*Working data*:
--------

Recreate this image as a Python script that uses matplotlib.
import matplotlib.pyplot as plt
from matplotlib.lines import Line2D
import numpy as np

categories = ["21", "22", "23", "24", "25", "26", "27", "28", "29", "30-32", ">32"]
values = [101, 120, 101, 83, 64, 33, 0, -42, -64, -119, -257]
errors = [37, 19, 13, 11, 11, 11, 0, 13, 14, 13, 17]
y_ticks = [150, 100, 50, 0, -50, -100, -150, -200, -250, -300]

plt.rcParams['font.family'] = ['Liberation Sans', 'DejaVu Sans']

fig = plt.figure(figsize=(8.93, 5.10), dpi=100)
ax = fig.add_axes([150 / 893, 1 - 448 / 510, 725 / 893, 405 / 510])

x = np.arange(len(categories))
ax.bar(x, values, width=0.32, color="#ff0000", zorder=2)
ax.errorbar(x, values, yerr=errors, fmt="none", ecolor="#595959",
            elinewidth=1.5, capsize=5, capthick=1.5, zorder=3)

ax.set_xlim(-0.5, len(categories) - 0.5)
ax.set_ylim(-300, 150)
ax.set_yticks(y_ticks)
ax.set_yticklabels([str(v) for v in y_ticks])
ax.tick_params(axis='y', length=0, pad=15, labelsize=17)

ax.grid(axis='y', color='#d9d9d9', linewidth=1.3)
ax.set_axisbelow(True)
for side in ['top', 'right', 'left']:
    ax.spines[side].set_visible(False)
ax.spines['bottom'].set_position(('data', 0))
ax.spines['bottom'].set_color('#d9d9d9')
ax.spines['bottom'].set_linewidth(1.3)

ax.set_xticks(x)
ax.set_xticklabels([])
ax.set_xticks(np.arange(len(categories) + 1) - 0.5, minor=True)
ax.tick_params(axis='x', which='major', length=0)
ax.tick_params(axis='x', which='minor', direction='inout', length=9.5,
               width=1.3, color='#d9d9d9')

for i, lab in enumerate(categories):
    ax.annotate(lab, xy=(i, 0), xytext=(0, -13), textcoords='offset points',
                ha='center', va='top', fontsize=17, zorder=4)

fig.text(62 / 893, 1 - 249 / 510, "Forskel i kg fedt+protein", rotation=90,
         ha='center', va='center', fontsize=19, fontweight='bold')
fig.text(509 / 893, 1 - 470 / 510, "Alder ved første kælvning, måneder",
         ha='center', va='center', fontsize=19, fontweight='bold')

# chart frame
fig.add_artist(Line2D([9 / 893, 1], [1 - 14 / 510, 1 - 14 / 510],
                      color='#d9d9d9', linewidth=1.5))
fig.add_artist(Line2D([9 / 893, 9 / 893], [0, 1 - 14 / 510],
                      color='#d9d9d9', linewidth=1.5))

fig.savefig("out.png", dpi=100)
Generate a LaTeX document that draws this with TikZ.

--------

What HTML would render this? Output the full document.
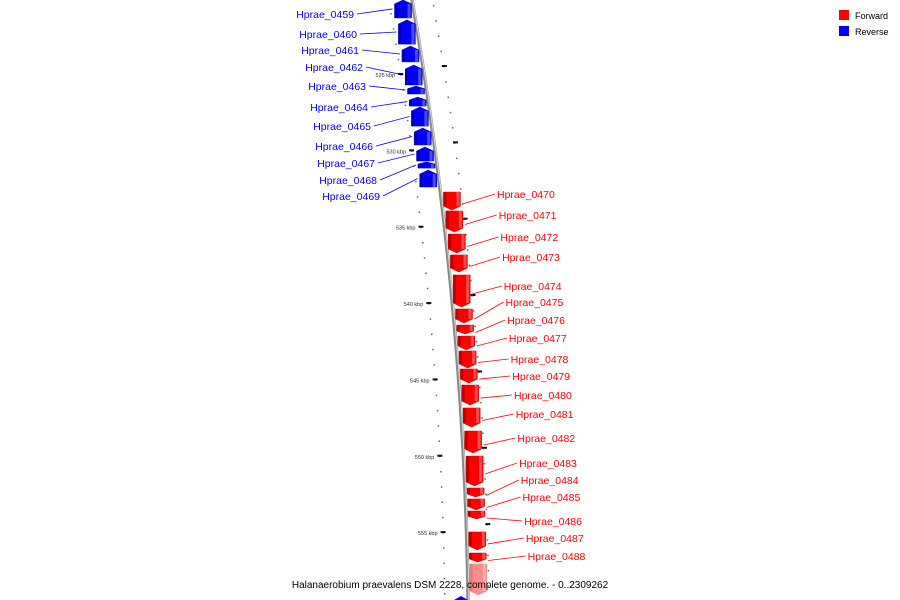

--------

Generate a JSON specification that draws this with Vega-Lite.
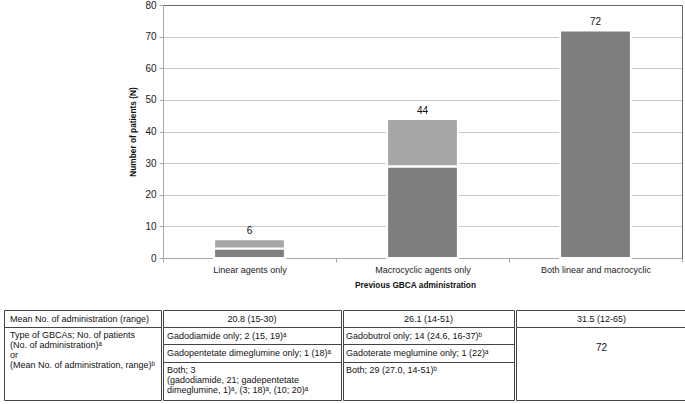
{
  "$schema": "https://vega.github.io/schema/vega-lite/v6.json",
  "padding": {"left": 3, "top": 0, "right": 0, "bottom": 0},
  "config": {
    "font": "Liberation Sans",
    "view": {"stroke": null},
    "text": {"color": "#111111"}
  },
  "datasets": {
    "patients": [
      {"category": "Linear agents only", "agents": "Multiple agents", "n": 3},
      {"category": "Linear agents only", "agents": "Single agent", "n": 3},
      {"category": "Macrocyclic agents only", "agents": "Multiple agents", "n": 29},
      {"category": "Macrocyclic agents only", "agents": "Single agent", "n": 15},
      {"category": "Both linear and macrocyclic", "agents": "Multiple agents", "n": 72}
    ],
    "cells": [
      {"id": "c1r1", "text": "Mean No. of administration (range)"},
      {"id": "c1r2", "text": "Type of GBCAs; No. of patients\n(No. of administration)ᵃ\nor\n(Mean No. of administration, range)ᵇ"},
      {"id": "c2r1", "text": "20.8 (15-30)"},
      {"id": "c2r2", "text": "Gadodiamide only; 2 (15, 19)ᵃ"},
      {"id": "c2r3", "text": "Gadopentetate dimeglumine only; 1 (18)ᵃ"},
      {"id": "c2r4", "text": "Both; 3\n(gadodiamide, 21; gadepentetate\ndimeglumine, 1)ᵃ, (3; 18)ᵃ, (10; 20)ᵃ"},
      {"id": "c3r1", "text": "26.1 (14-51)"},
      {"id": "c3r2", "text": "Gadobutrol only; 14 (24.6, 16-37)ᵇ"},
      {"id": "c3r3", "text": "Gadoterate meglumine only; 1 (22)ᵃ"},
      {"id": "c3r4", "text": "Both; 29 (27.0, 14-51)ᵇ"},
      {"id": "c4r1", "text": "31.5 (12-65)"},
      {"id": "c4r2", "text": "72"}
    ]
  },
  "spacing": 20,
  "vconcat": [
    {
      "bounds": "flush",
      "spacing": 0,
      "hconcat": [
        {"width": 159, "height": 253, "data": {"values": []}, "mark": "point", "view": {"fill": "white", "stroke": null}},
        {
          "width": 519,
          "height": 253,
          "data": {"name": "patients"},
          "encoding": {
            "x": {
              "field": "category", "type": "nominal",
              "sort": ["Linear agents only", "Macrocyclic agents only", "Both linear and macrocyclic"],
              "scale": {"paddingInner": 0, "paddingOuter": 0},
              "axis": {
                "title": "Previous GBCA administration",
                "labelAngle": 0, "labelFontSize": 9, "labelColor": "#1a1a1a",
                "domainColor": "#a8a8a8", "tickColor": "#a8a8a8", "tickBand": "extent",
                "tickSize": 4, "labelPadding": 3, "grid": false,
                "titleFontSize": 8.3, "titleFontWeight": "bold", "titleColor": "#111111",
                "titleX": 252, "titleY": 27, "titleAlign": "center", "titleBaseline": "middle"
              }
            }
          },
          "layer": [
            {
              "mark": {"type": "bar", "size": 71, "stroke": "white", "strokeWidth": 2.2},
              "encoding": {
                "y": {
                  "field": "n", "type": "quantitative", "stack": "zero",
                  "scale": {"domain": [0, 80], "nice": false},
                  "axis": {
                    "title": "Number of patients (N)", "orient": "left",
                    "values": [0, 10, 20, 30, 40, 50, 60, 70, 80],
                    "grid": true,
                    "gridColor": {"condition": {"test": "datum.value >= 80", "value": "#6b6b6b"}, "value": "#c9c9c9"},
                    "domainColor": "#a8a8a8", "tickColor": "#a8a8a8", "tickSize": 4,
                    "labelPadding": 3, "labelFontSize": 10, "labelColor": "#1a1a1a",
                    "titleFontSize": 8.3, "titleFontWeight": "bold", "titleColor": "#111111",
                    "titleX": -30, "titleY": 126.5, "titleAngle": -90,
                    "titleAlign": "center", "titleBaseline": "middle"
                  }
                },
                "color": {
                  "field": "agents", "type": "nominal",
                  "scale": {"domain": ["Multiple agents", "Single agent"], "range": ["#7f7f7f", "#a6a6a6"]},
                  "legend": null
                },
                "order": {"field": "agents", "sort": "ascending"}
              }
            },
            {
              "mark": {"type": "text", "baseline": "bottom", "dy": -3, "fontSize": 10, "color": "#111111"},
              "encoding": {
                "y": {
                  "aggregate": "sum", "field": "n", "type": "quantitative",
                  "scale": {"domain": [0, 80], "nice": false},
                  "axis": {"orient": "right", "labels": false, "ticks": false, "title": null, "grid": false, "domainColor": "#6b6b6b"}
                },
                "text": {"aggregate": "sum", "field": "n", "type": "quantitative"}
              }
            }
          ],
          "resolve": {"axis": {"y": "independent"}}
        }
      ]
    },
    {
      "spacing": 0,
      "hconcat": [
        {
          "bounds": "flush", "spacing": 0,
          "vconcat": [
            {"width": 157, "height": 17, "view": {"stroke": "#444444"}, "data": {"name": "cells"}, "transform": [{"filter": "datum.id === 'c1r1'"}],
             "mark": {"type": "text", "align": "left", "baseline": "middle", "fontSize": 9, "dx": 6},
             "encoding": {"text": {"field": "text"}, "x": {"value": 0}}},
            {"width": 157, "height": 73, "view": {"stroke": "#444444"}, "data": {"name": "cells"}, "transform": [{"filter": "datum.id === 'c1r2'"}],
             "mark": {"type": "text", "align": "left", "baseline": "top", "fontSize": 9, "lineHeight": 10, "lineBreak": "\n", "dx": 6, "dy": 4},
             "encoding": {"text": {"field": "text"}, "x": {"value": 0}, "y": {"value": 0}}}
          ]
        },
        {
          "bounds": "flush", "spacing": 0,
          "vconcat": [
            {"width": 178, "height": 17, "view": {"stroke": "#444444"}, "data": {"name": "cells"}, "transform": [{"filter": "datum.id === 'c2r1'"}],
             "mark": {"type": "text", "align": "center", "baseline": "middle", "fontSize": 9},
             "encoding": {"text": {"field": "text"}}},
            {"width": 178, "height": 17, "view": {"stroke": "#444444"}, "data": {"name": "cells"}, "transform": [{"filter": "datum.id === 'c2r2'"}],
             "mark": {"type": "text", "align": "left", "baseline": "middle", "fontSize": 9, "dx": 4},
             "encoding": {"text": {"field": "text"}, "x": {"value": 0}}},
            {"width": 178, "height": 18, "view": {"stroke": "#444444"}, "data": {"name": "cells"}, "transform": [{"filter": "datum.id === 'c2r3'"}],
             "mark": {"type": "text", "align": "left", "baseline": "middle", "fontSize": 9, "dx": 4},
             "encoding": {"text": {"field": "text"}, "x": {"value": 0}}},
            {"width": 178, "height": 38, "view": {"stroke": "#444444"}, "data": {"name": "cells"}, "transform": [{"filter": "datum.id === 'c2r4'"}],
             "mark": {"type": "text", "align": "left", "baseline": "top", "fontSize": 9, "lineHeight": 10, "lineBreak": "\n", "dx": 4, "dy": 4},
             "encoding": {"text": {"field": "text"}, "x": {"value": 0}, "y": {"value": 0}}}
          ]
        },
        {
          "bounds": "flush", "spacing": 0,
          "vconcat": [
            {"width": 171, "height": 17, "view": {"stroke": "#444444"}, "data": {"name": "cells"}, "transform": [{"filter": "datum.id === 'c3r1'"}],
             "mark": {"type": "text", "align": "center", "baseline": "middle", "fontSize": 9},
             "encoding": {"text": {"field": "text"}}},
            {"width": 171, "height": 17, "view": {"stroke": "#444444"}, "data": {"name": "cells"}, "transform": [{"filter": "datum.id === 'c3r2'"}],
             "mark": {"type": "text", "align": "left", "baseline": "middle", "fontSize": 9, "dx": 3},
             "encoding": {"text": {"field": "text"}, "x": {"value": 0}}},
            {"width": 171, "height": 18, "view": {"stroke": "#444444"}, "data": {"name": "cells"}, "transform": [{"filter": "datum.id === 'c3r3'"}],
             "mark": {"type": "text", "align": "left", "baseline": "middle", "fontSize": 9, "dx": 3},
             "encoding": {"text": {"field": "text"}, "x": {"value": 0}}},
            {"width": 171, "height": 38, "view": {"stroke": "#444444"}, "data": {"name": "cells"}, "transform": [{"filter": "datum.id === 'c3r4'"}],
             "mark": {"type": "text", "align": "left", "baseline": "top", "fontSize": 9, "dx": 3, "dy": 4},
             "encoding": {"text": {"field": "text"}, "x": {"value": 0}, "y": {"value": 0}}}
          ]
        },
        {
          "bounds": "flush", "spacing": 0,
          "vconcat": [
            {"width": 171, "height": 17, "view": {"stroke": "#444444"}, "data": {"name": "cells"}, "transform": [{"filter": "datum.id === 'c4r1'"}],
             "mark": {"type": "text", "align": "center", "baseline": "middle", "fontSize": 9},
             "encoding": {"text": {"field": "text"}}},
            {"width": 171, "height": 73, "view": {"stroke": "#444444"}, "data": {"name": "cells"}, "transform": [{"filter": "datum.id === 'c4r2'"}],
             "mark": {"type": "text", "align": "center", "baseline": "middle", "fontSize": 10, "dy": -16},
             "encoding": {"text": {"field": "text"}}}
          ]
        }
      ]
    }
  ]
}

--------

Output the lines of the records above exactly as they appear, from the line containing "Recreate this image" through the line containing "ax = fig.add_axes([150".

Recreate this image as a Python script that uses matplotlib.
import matplotlib.pyplot as plt
from matplotlib.lines import Line2D
import numpy as np

categories = ["21", "22", "23", "24", "25", "26", "27", "28", "29", "30-32", ">32"]
values = [101, 120, 101, 83, 64, 33, 0, -42, -64, -119, -257]
errors = [37, 19, 13, 11, 11, 11, 0, 13, 14, 13, 17]
y_ticks = [150, 100, 50, 0, -50, -100, -150, -200, -250, -300]

plt.rcParams['font.family'] = ['Liberation Sans', 'DejaVu Sans']

fig = plt.figure(figsize=(8.93, 5.10), dpi=100)
ax = fig.add_axes([150 / 893, 1 - 448 / 510, 725 / 893, 405 / 510])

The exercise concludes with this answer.